L'image de la femme en douleur d’accouchement est probablement le fruit de la prière d'une communauté persécutée, qui relit ensemble les Écritures et les interprète sous la conduite de l'Esprit, à la lumière de la Résurrection du Seigneur. C'est pourquoi l'auteur du texte le qualifie de " prophétie " (1,3 ; 22,7.19), ce qui, dans le langage biblique, est avant tout une interprétation des signes des temps et un appel à la fidélité au moment présent. L'intention du texte est donc de nous aider à vivre dans l'espérance, à être optimistes sans ignorer la souffrance, dans la certitude que le malin n'a plus de pouvoir sur nous et que l'univers est entre les mains de Dieu le Père, qui prend inlassablement soin de ses créatures.

 

Dieu a promis de racheter toute la création de la menace de la destruction et de la mort.

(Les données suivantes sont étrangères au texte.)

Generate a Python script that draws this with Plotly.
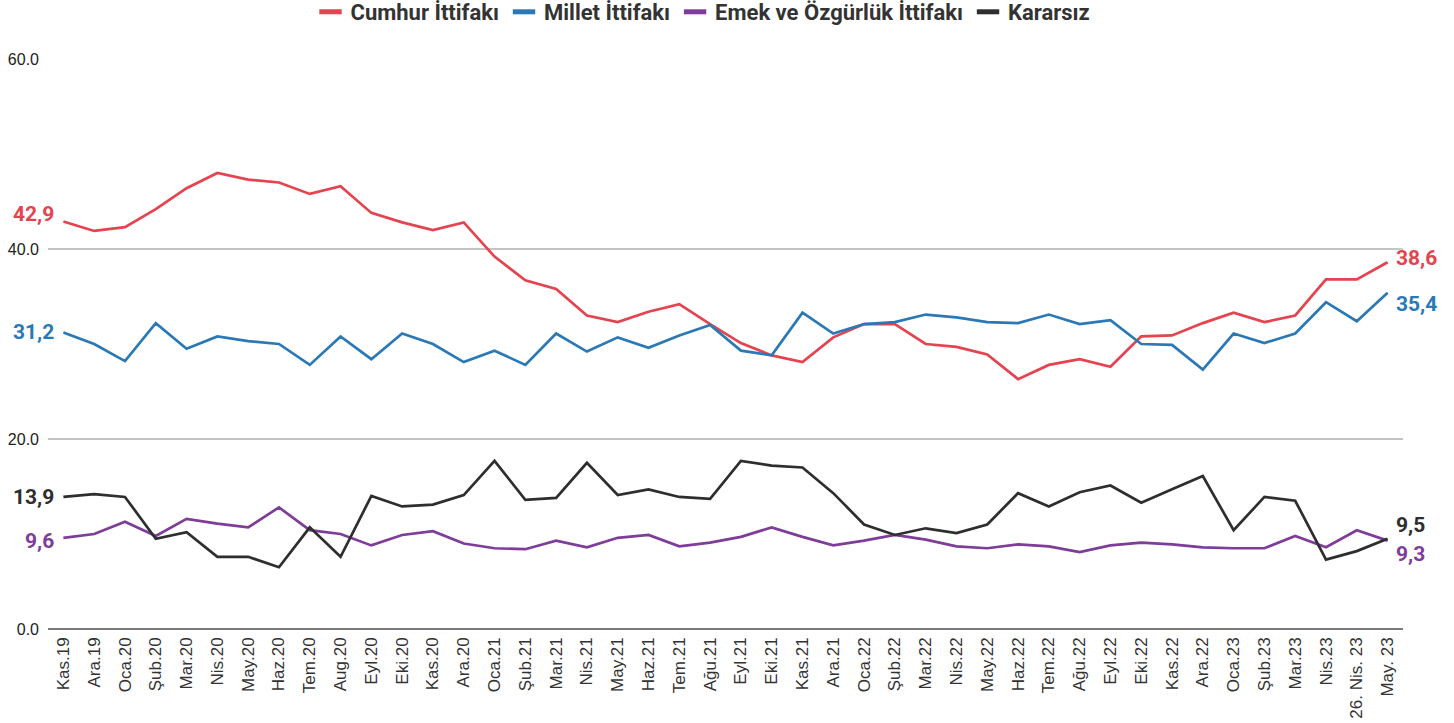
import plotly.graph_objects as go

months = ["Kas.19","Ara.19","Oca.20","Şub.20","Mar.20","Nis.20","May.20","Haz.20","Tem.20","Aug.20",
          "Eyl.20","Eki.20","Kas.20","Ara.20","Oca.21","Şub.21","Mar.21","Nis.21","May.21","Haz.21",
          "Tem.21","Ağu.21","Eyl.21","Eki.21","Kas.21","Ara.21","Oca.22","Şub.22","Mar.22","Nis.22",
          "May.22","Haz.22","Tem.22","Ağu.22","Eyl.22","Eki.22","Kas.22","Ara.22","Oca.23","Şub.23",
          "Mar.23","Nis.23","26. Nis. 23","May. 23"]

cumhur = [42.9,41.9,42.3,44.2,46.4,48.0,47.3,47.0,45.8,46.6,
          43.8,42.8,42.0,42.8,39.2,36.7,35.8,33.0,32.3,33.4,
          34.2,32.1,30.1,28.8,28.1,30.7,32.1,32.1,30.0,29.7,
          28.9,26.3,27.8,28.4,27.6,30.8,30.9,32.2,33.3,32.3,
          33.0,36.8,36.8,38.6]

millet = [31.2,30.0,28.2,32.2,29.5,30.8,30.3,30.0,27.8,30.8,
          28.4,31.1,30.0,28.1,29.3,27.8,31.1,29.2,30.7,29.6,
          30.9,32.0,29.3,28.8,33.3,31.1,32.1,32.3,33.1,32.8,
          32.3,32.2,33.1,32.1,32.5,30.0,29.9,27.3,31.1,30.1,
          31.1,34.4,32.4,35.4]

emek = [9.6,10.0,11.3,9.8,11.6,11.1,10.7,12.8,10.4,10.0,
        8.8,9.9,10.3,9.0,8.5,8.4,9.3,8.6,9.6,9.9,
        8.7,9.1,9.7,10.7,9.7,8.8,9.3,9.9,9.4,8.7,
        8.5,8.9,8.7,8.1,8.8,9.1,8.9,8.6,8.5,8.5,
        9.8,8.6,10.4,9.3]

kararsiz = [13.9,14.2,13.9,9.5,10.2,7.6,7.6,6.5,10.7,7.6,
            14.0,12.9,13.1,14.1,17.7,13.6,13.8,17.5,14.1,14.7,
            13.9,13.7,17.7,17.2,17.0,14.3,11.0,9.9,10.6,10.1,
            11.0,14.3,12.9,14.4,15.1,13.3,14.7,16.1,10.4,13.9,
            13.5,7.3,8.2,9.5]

series = [
    ("Cumhur İttifakı", cumhur, "#e4434f"),
    ("Millet İttifakı", millet, "#2a79b6"),
    ("Emek ve Özgürlük İttifakı", emek, "#7e3d99"),
    ("Kararsız", kararsiz, "#2e2e2e"),
]

# label vertical nudges (px) to avoid overlap
start_shift = {"Cumhur İttifakı": 7, "Millet İttifakı": 1, "Emek ve Özgürlük İttifakı": -3, "Kararsız": 0}
end_shift = {"Cumhur İttifakı": 4, "Millet İttifakı": -11, "Emek ve Özgürlük İttifakı": -13, "Kararsız": 14}

fig = go.Figure()
for name, vals, col in series:
    fig.add_trace(go.Scatter(x=months, y=vals, mode="lines", name=name,
                             line=dict(color=col, width=2.7), showlegend=False,
                             hoverinfo="skip"))
    fig.add_trace(go.Scatter(x=[None], y=[None], mode="markers", name=name,
                             marker=dict(symbol="line-ew", size=17, color=col,
                                         line=dict(color=col, width=5)),
                             showlegend=True))

def fmt(v):
    return f"{v:.1f}".replace(".", ",")

for name, vals, col in series:
    fig.add_annotation(x=months[0], y=vals[0], xref="x", yref="y", text=f"<b>{fmt(vals[0])}</b>",
                       showarrow=False, xanchor="right", yanchor="middle", xshift=-7,
                       yshift=start_shift[name],
                       font=dict(family="Roboto", size=21, color=col, shadow="0px 0px 3px white"))
    fig.add_annotation(x=months[-1], y=vals[-1], xref="x", yref="y", text=f"<b>{fmt(vals[-1])}</b>",
                       showarrow=False, xanchor="left", yanchor="middle", xshift=6,
                       yshift=end_shift[name],
                       font=dict(family="Roboto", size=21, color=col, shadow="0px 0px 3px white"))

fig.update_layout(
    width=1454, height=723,
    margin=dict(l=48, r=51, t=59, b=94, autoexpand=False),
    paper_bgcolor="white", plot_bgcolor="white",
    legend=dict(orientation="h", x=0.4835, xanchor="center", xref="container",
                y=1 - 12 / 723, yanchor="middle", yref="container",
                font=dict(family="Roboto", size=22, color="#333333", weight="bold"),
                itemwidth=30, bgcolor="rgba(0,0,0,0)"),
    font=dict(family="Liberation Sans", color="#333333"),
)
fig.update_xaxes(type="category", range=[-0.5, 43.5], tickangle=-90, automargin=False,
                 tickfont=dict(family="Liberation Sans", size=17, color="#333333"),
                 ticklabelstandoff=4,
                 showgrid=False, showline=False, ticks="", fixedrange=True)
fig.update_yaxes(range=[0, 60], tickvals=[0, 20, 40, 60], tickformat=".1f", automargin=False,
                 tickfont=dict(family="Liberation Sans", size=16, color="#222222"),
                 ticklabelstandoff=8,
                 showgrid=True, gridcolor="#c4c4c4", gridwidth=1.5,
                 zeroline=True, zerolinecolor="#7a7a7a", zerolinewidth=2,
                 showline=False, ticks="", fixedrange=True)

fig.write_html("out.html", config={"displayModeBar": False},
               post_script="document.body.style.margin='0';")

La glorification de Marie n'est que le début de la glorification de toute la création. Nous sommes destinés à partager la gloire de Marie et de Jésus, avec l'ensemble de la création. Tout ce que Dieu a créé, Dieu le chérit et le rachète, car tout ce qu'il a créé est précieux à ses yeux et digne d'estime. Mais maintenant, la création est confiée par Dieu à nos mains : qu'en faisons-nous ? Comment prendre soin de tant de beauté ?

 

Au terme du parcours de cette année, au cours de laquelle nous avons contemplé ensemble la relation entre Marie et l'engagement des croyants en faveur de l'écologie intégrale, nous nous demandons à nouveau : qu'est-ce qui inspire nos actions quotidiennes ? Qu'est-ce qui nous soutient et nous encourage à entreprendre et à persévérer dans la conversion écologique, même si cela coûte des efforts ? Don Bosco disait que, dans les moments difficiles, " un morceau de paradis arrange tout " : la présence glorieuse de Marie dans nos vies et dans la vie de l'Église peut être ce morceau de paradis, ce rappel de la fidélité de Dieu qui accomplit toujours ses promesses.